### WRITTEN TASK
Write out the listing below exactly, and omit any images you find in it.

─── DATA SHOWN ───

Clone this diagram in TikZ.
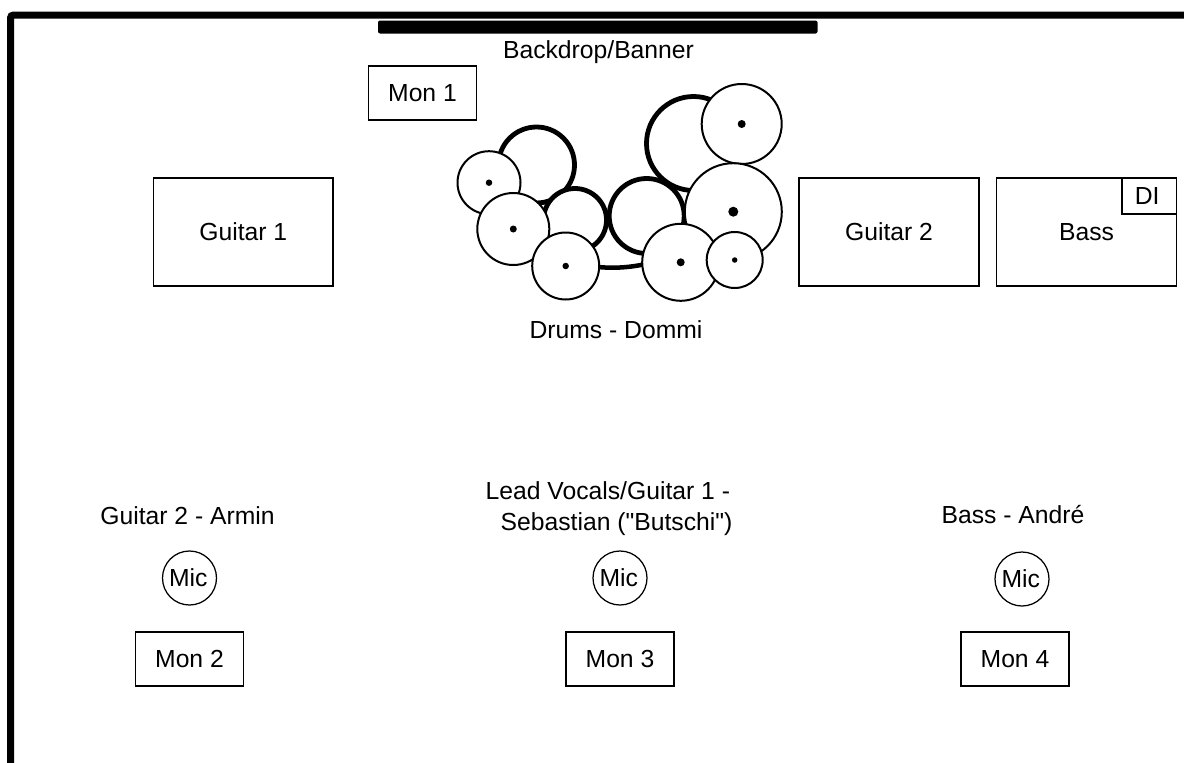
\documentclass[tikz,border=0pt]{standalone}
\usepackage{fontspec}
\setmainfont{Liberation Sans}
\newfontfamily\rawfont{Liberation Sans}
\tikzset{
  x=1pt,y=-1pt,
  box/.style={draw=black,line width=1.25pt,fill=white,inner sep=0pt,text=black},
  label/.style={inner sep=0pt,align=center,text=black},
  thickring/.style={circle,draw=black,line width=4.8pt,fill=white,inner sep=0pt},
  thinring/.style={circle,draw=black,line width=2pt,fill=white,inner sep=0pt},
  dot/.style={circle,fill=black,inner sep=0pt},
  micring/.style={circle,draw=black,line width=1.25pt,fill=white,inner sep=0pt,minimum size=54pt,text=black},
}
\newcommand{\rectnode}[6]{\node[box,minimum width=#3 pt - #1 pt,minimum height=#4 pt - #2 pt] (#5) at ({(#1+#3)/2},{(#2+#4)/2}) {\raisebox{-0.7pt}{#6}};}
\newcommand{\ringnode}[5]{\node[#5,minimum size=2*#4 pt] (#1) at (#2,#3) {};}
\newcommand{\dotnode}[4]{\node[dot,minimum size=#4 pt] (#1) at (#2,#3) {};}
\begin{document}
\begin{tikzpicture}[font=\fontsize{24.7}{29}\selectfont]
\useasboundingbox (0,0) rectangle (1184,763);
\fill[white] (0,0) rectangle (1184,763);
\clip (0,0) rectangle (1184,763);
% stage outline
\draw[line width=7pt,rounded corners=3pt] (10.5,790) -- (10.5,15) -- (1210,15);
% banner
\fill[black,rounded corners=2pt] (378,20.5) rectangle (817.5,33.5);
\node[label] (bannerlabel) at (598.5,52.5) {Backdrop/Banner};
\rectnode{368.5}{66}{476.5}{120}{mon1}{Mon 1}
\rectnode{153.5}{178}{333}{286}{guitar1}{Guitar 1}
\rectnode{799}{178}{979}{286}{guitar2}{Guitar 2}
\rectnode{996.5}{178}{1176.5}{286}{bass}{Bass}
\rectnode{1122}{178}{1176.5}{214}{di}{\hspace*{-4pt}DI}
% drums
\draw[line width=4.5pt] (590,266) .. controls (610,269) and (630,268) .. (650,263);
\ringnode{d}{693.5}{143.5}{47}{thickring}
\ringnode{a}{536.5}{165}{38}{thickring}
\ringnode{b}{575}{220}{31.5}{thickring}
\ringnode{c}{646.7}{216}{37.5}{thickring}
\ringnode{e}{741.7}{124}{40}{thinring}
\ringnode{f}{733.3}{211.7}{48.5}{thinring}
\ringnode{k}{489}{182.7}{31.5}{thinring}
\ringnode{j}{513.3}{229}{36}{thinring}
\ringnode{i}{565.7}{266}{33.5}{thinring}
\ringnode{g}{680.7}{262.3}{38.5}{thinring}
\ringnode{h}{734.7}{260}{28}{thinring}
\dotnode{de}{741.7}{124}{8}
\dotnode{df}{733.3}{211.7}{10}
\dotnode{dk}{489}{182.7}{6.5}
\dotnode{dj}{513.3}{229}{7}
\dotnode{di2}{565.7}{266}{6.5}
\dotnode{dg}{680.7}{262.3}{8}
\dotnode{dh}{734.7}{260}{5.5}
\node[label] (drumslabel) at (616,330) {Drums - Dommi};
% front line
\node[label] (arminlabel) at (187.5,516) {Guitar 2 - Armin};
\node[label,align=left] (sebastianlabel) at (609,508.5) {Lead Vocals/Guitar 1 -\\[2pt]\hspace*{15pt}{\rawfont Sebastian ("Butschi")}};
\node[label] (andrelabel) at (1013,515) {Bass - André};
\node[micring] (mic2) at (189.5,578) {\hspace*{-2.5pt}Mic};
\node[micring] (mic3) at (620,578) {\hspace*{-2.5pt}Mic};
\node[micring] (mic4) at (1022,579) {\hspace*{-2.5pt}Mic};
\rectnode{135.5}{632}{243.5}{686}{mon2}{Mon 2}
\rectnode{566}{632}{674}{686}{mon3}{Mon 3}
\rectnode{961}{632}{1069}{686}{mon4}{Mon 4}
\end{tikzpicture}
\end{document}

───

### WRITTEN ANSWER
Clone this diagram in TikZ.
\documentclass[tikz,border=0pt]{standalone}
\usepackage{fontspec}
\setmainfont{Liberation Sans}
\newfontfamily\rawfont{Liberation Sans}
\tikzset{
  x=1pt,y=-1pt,
  box/.style={draw=black,line width=1.25pt,fill=white,inner sep=0pt,text=black},
  label/.style={inner sep=0pt,align=center,text=black},
  thickring/.style={circle,draw=black,line width=4.8pt,fill=white,inner sep=0pt},
  thinring/.style={circle,draw=black,line width=2pt,fill=white,inner sep=0pt},
  dot/.style={circle,fill=black,inner sep=0pt},
  micring/.style={circle,draw=black,line width=1.25pt,fill=white,inner sep=0pt,minimum size=54pt,text=black},
}
\newcommand{\rectnode}[6]{\node[box,minimum width=#3 pt - #1 pt,minimum height=#4 pt - #2 pt] (#5) at ({(#1+#3)/2},{(#2+#4)/2}) {\raisebox{-0.7pt}{#6}};}
\newcommand{\ringnode}[5]{\node[#5,minimum size=2*#4 pt] (#1) at (#2,#3) {};}
\newcommand{\dotnode}[4]{\node[dot,minimum size=#4 pt] (#1) at (#2,#3) {};}
\begin{document}
\begin{tikzpicture}[font=\fontsize{24.7}{29}\selectfont]
\useasboundingbox (0,0) rectangle (1184,763);
\fill[white] (0,0) rectangle (1184,763);
\clip (0,0) rectangle (1184,763);
% stage outline
\draw[line width=7pt,rounded corners=3pt] (10.5,790) -- (10.5,15) -- (1210,15);
% banner
\fill[black,rounded corners=2pt] (378,20.5) rectangle (817.5,33.5);
\node[label] (bannerlabel) at (598.5,52.5) {Backdrop/Banner};
\rectnode{368.5}{66}{476.5}{120}{mon1}{Mon 1}
\rectnode{153.5}{178}{333}{286}{guitar1}{Guitar 1}
\rectnode{799}{178}{979}{286}{guitar2}{Guitar 2}
\rectnode{996.5}{178}{1176.5}{286}{bass}{Bass}
\rectnode{1122}{178}{1176.5}{214}{di}{\hspace*{-4pt}DI}
% drums
\draw[line width=4.5pt] (590,266) .. controls (610,269) and (630,268) .. (650,263);
\ringnode{d}{693.5}{143.5}{47}{thickring}
\ringnode{a}{536.5}{165}{38}{thickring}
\ringnode{b}{575}{220}{31.5}{thickring}
\ringnode{c}{646.7}{216}{37.5}{thickring}
\ringnode{e}{741.7}{124}{40}{thinring}
\ringnode{f}{733.3}{211.7}{48.5}{thinring}
\ringnode{k}{489}{182.7}{31.5}{thinring}
\ringnode{j}{513.3}{229}{36}{thinring}
\ringnode{i}{565.7}{266}{33.5}{thinring}
\ringnode{g}{680.7}{262.3}{38.5}{thinring}
\ringnode{h}{734.7}{260}{28}{thinring}
\dotnode{de}{741.7}{124}{8}
\dotnode{df}{733.3}{211.7}{10}
\dotnode{dk}{489}{182.7}{6.5}
\dotnode{dj}{513.3}{229}{7}
\dotnode{di2}{565.7}{266}{6.5}
\dotnode{dg}{680.7}{262.3}{8}
\dotnode{dh}{734.7}{260}{5.5}
\node[label] (drumslabel) at (616,330) {Drums - Dommi};
% front line
\node[label] (arminlabel) at (187.5,516) {Guitar 2 - Armin};
\node[label,align=left] (sebastianlabel) at (609,508.5) {Lead Vocals/Guitar 1 -\\[2pt]\hspace*{15pt}{\rawfont Sebastian ("Butschi")}};
\node[label] (andrelabel) at (1013,515) {Bass - André};
\node[micring] (mic2) at (189.5,578) {\hspace*{-2.5pt}Mic};
\node[micring] (mic3) at (620,578) {\hspace*{-2.5pt}Mic};
\node[micring] (mic4) at (1022,579) {\hspace*{-2.5pt}Mic};
\rectnode{135.5}{632}{243.5}{686}{mon2}{Mon 2}
\rectnode{566}{632}{674}{686}{mon3}{Mon 3}
\rectnode{961}{632}{1069}{686}{mon4}{Mon 4}
\end{tikzpicture}
\end{document}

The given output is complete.